By Joseph Varghese/Staff Reporter
Islamic banking is a highly viable option for non-Muslims as well, said Dr Volker Nienhaus, professor of economics and former president of the University of Marburg, Germany, at a recent lecture
He also observed that while Islamic banking comprises only around 10% of global banking, it is growing steadily. Dr Nienhaus made the statements while delivering a lecture on the topic, “ Islamic Finance for Non-Muslim Clients: Are There Great Potentials?” at Qatar Faculty of Islamic Studies (QFIS), Education City.
Speaking on the benefits of Islamic financing for non-Muslims, Dr Nienhaus said: “Islamic banking has come a long way and become a viable option for everybody, including non-Muslims. A Shariah-compliant banking scheme is a better financial option as it has no excessive risks and does not engage in questionable businesses.”
Islamic banking, he added, is fundamentally not too different from conventional banking except for the fact that it does not deal with any “haram” product.
Dr Nienhaus said socially-responsible investment was gaining momentum around the world and Islamic banking could benefit from this.
“In 2010-2011, socially-responsible investment was worth $3tn in the US, while it was around $8tn in Europe.

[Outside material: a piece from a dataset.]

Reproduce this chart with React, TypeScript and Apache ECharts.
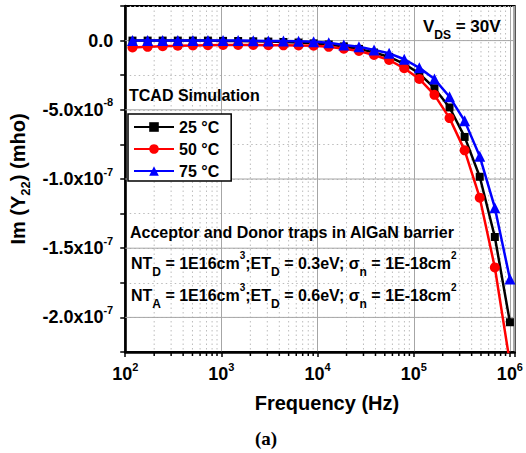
import React, { useEffect, useRef } from 'react';
import * as echarts from 'echarts';

// ---------- data ----------
const frequencies = [
  119, 171, 245, 352, 505, 724, 1040, 1493, 2143, 3076, 4416, 6339, 9099,
  13060, 18750, 26920, 38640, 55460, 79620, 114300, 164100, 235500, 338100,
  485300, 696600, 1000000,
];
const im25 = [
  0, 0, 0, 0, 0, 0, -0.02e-8, -0.03e-8, -0.05e-8, -0.07e-8, -0.1e-8, -0.14e-8,
  -0.2e-8, -0.28e-8, -0.42e-8, -0.6e-8, -0.86e-8, -1.18e-8, -1.68e-8, -2.38e-8,
  -3.44e-8, -4.83e-8, -6.96e-8, -9.84e-8, -14.19e-8, -20.35e-8,
];
const im50 = [
  -0.5e-8, -0.45e-8, -0.4e-8, -0.37e-8, -0.35e-8, -0.33e-8, -0.32e-8, -0.32e-8,
  -0.32e-8, -0.33e-8, -0.34e-8, -0.35e-8, -0.37e-8, -0.45e-8, -0.59e-8,
  -0.75e-8, -1.04e-8, -1.4e-8, -2.0e-8, -2.77e-8, -3.92e-8, -5.6e-8, -7.93e-8,
  -11.35e-8, -16.39e-8, -23.3e-8,
];
const im75 = [
  0, 0, 0, 0, 0, 0, 0, 0, -0.01e-8, -0.02e-8, -0.03e-8, -0.05e-8, -0.09e-8,
  -0.16e-8, -0.32e-8, -0.45e-8, -0.68e-8, -0.92e-8, -1.35e-8, -1.97e-8,
  -2.78e-8, -4.06e-8, -5.8e-8, -8.36e-8, -12.07e-8, -17.23e-8,
];
const seriesNames = ['25 °C', '50 °C', '75 °C'];

// ---------- ticks ----------
const xDecades = [1e2, 1e3, 1e4, 1e5, 1e6];
const xDecadeExponents = ['2', '3', '4', '5', '6'];
const xMinorMultipliers = [2, 3, 4, 5, 6, 7, 8, 9];
const yMajorTicks = [0, -5e-8, -1e-7, -1.5e-7, -2e-7];
const yTickBases = ['0.0', '-5.0x10', '-1.0x10', '-1.5x10', '-2.0x10'];
const yTickExponents = ['', '-8', '-7', '-7', '-7'];

const X_MIN = 100;
const X_MAX = 1.12e6;
const Y_MIN = -2.25e-7;
const Y_MAX = 2.5e-8;
const Y_STEP = 2.5e-8;

const FONT = '"Liberation Sans", Arial, sans-serif';
const MAJOR_GRID = '#a6a6a6';
const MINOR_GRID = '#bcbcbc';

export default function App() {
  const ref = useRef<HTMLDivElement>(null);

  useEffect(() => {
    if (!ref.current) return;
    const chart = echarts.init(ref.current, undefined, { renderer: 'svg' });

    const xMinor: number[][] = [];
    xDecades.forEach((d) => {
      xMinorMultipliers.forEach((m) => {
        const v = d * m;
        if (v < X_MAX) xMinor.push([v, Y_MIN]);
      });
    });

    const labelRich = {
      m: { fontSize: 18, fontWeight: 'bold', fontFamily: FONT, color: '#000' },
      s: {
        fontSize: 11,
        fontWeight: 'bold',
        fontFamily: FONT,
        color: '#000',
        padding: [0, 0, 15, 0],
      },
    };

    const gStyle = (size: number) => ({
      fontSize: size,
      fontWeight: 'bold',
      fontFamily: FONT,
      fill: '#000',
    });
    const noteRich = {
      m: gStyle(16),
      s: { ...gStyle(12), padding: [17, 0, 0, 0] },
      p: { ...gStyle(10), padding: [0, 0, 15, 0] },
      v: gStyle(17),
      vs: { ...gStyle(12), padding: [17, 0, 0, 0] },
      t: gStyle(16),
    };
    const note = (text: string, x: number, y: number) => ({
      type: 'text',
      x,
      y,
      z: 10,
      silent: true,
      style: {
        text,
        rich: noteRich,
        fill: '#000',
        fontFamily: FONT,
        fontWeight: 'bold',
        fontSize: 16,
        align: 'left',
        verticalAlign: 'middle',
        textAlign: 'left',
        textVerticalAlign: 'middle',
      },
    });

    const lineSeries = (
      name: string,
      values: number[],
      color: string,
      symbol: string,
      size: number,
      z: number
    ) => ({
      name,
      type: 'line',
      data: frequencies.map((f, i) => [f, values[i]]),
      symbol,
      symbolSize: size,
      showAllSymbol: true,
      clip: true,
      z,
      lineStyle: { color, width: 2.5 },
      itemStyle: { color, borderWidth: 0 },
      emphasis: { disabled: true },
    });

    chart.setOption({
      animation: false,
      backgroundColor: '#fff',
      grid: {
        left: 125,
        right: 10,
        top: 6,
        bottom: 101,
        show: true,
        borderColor: '#000',
        borderWidth: 2,
        backgroundColor: 'transparent',
      },
      legend: {
        data: seriesNames,
        orient: 'vertical',
        left: 128,
        top: 114,
        itemWidth: 40,
        itemHeight: 12,
        itemGap: 6,
        padding: [5, 12, 2, 5],
        borderColor: '#000',
        borderWidth: 1.5,
        backgroundColor: '#fff',
        selectedMode: false,
        z: 6,
        textStyle: {
          fontSize: 16,
          fontWeight: 'bold',
          fontFamily: FONT,
          color: '#000',
        },
      },
      xAxis: {
        type: 'log',
        logBase: 10,
        min: X_MIN,
        max: X_MAX,
        axisLine: { show: true, onZero: false, lineStyle: { color: '#000', width: 2.5 } },
        axisTick: { show: true, length: 5, lineStyle: { color: '#000', width: 1.5 } },
        axisLabel: {
          margin: 9,
          color: '#000',
          fontSize: 18,
          fontWeight: 'bold',
          fontFamily: FONT,
          rich: labelRich,
          formatter: (v: number) => {
            const i = xDecades.findIndex((d) => Math.abs(d - v) / d < 1e-6);
            if (i < 0) return '';
            return `{m|10}{s|${xDecadeExponents[i]}}`;
          },
        },
        splitLine: { show: true, lineStyle: { color: MAJOR_GRID, width: 1, type: 'solid' } },
        name: 'Frequency (Hz)',
        nameLocation: 'middle',
        nameGap: 41,
        nameTextStyle: {
          fontSize: 20,
          fontWeight: 'bold',
          fontFamily: FONT,
          color: '#000',
          padding: [0, 0, 0, 14],
        },
      },
      yAxis: {
        type: 'value',
        min: Y_MIN,
        max: Y_MAX,
        interval: Y_STEP,
        axisLine: { show: true, onZero: false, lineStyle: { color: '#000', width: 2.5 } },
        axisTick: { show: true, length: 5, lineStyle: { color: '#000', width: 1.5 } },
        axisLabel: {
          margin: 12,
          color: '#000',
          fontSize: 18,
          fontWeight: 'bold',
          fontFamily: FONT,
          rich: labelRich,
          formatter: (v: number) => {
            const i = yMajorTicks.findIndex((t) => Math.abs(t - v) < 1e-10);
            if (i < 0) return '';
            const e = yTickExponents[i];
            return e ? `{m|${yTickBases[i]}}{s|${e}}` : `{m|${yTickBases[i]}}`;
          },
        },
        splitLine: { show: true, lineStyle: { color: MINOR_GRID, width: 1, type: [1.5, 3] } },
        name: '{a|Im (Y}{b|22}{a|) (mho)}',
        nameLocation: 'middle',
        nameRotate: 90,
        nameGap: 84,
        nameTextStyle: {
          color: '#000',
          rich: {
            a: { fontSize: 20, fontWeight: 'bold', fontFamily: FONT, color: '#000' },
            b: {
              fontSize: 13,
              fontWeight: 'bold',
              fontFamily: FONT,
              color: '#000',
              padding: [14, 0, 0, 0],
            },
          },
        },
      },
      series: [
        {
          type: 'custom',
          silent: true,
          z: 1,
          clip: false,
          data: xMinor,
          encode: { x: 0, y: 1 },
          renderItem: (_p: any, api: any) => {
            const v = api.value(0);
            const b = api.coord([v, Y_MIN]);
            const t = api.coord([v, Y_MAX]);
            return {
              type: 'group',
              children: [
                {
                  type: 'line',
                  shape: { x1: b[0], y1: t[1], x2: b[0], y2: b[1] },
                  style: { stroke: MINOR_GRID, lineWidth: 1, lineDash: [1.5, 3] },
                },
                {
                  type: 'line',
                  shape: { x1: b[0], y1: b[1], x2: b[0], y2: b[1] + 4 },
                  style: { stroke: '#000', lineWidth: 1.5 },
                },
              ],
            };
          },
        },
        {
          type: 'custom',
          silent: true,
          z: 1,
          clip: false,
          data: yMajorTicks.map((v) => [X_MIN, v]),
          encode: { x: 0, y: 1 },
          renderItem: (_p: any, api: any) => {
            const v = api.value(1);
            const l = api.coord([X_MIN, v]);
            const r = api.coord([X_MAX, v]);
            return {
              type: 'line',
              shape: { x1: l[0], y1: l[1], x2: r[0], y2: l[1] },
              style: { stroke: MAJOR_GRID, lineWidth: 1 },
            };
          },
        },
        lineSeries(seriesNames[0], im25, '#000000', 'rect', 8, 3),
        lineSeries(seriesNames[1], im50, '#ff0000', 'circle', 10, 4),
        lineSeries(seriesNames[2], im75, '#0000ff', 'triangle', 11, 5),
      ],
      graphic: [
        note('{v|V}{vs|DS}{v| = 30V}', 423, 26),
        note('{t|TCAD Simulation}', 129, 95),
        note('{m|Acceptor and Donor traps in AlGaN barrier}', 130, 232),
        note(
          '{m|NT}{s|D}{m| = 1E16cm}{p|3}{m|;ET}{s|D}{m| = 0.3eV; σ}{s|n}{m| = 1E-18cm}{p|2}',
          131,
          263
        ),
        note(
          '{m|NT}{s|A}{m| = 1E16cm}{p|3}{m|;ET}{s|D}{m| = 0.6eV; σ}{s|n}{m| = 1E-18cm}{p|2}',
          131,
          295
        ),
        {
          type: 'text',
          x: 266,
          y: 438,
          silent: true,
          style: {
            text: '(a)',
            fill: '#000',
            fontFamily: '"Liberation Serif", "Times New Roman", serif',
            fontWeight: 'bold',
            fontSize: 19,
            align: 'center',
            verticalAlign: 'middle',
            textAlign: 'center',
            textVerticalAlign: 'middle',
          },
        },
      ],
    });

    return () => chart.dispose();
  }, []);

  return (
    <div
      ref={ref}
      style={{ position: 'fixed', left: 0, top: 0, width: 526, height: 453, background: '#fff' }}
    />
  );
}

The total amount of Islamic banking for the same period was $1.6tn. The value of global financial assets through conventional banking was about $180tn,” he said, adding that socially-responsible investment was also in keeping with the ethical aspects of Islamic banking.
Dr Nienhaus stressed that Islamic banking had to go through various filters to ensure that it fully complied with all Islamic principles of financing. “Firstly, it goes through industrial screening to make sure that it does not involve any of the products that are ‘haram’ to Islamic beliefs. Then, it undergoes financial screening to ensure that the companies have a very tolerable ratio of commercial interests.”
He highlighted that in the Kuala Lumpur Stock Exchange, 85% of the shares were Shariah-compliant.
QFIS dean Dr Hatem el-Karanshawy welcomed the gathering and moderated the question-and-answer session.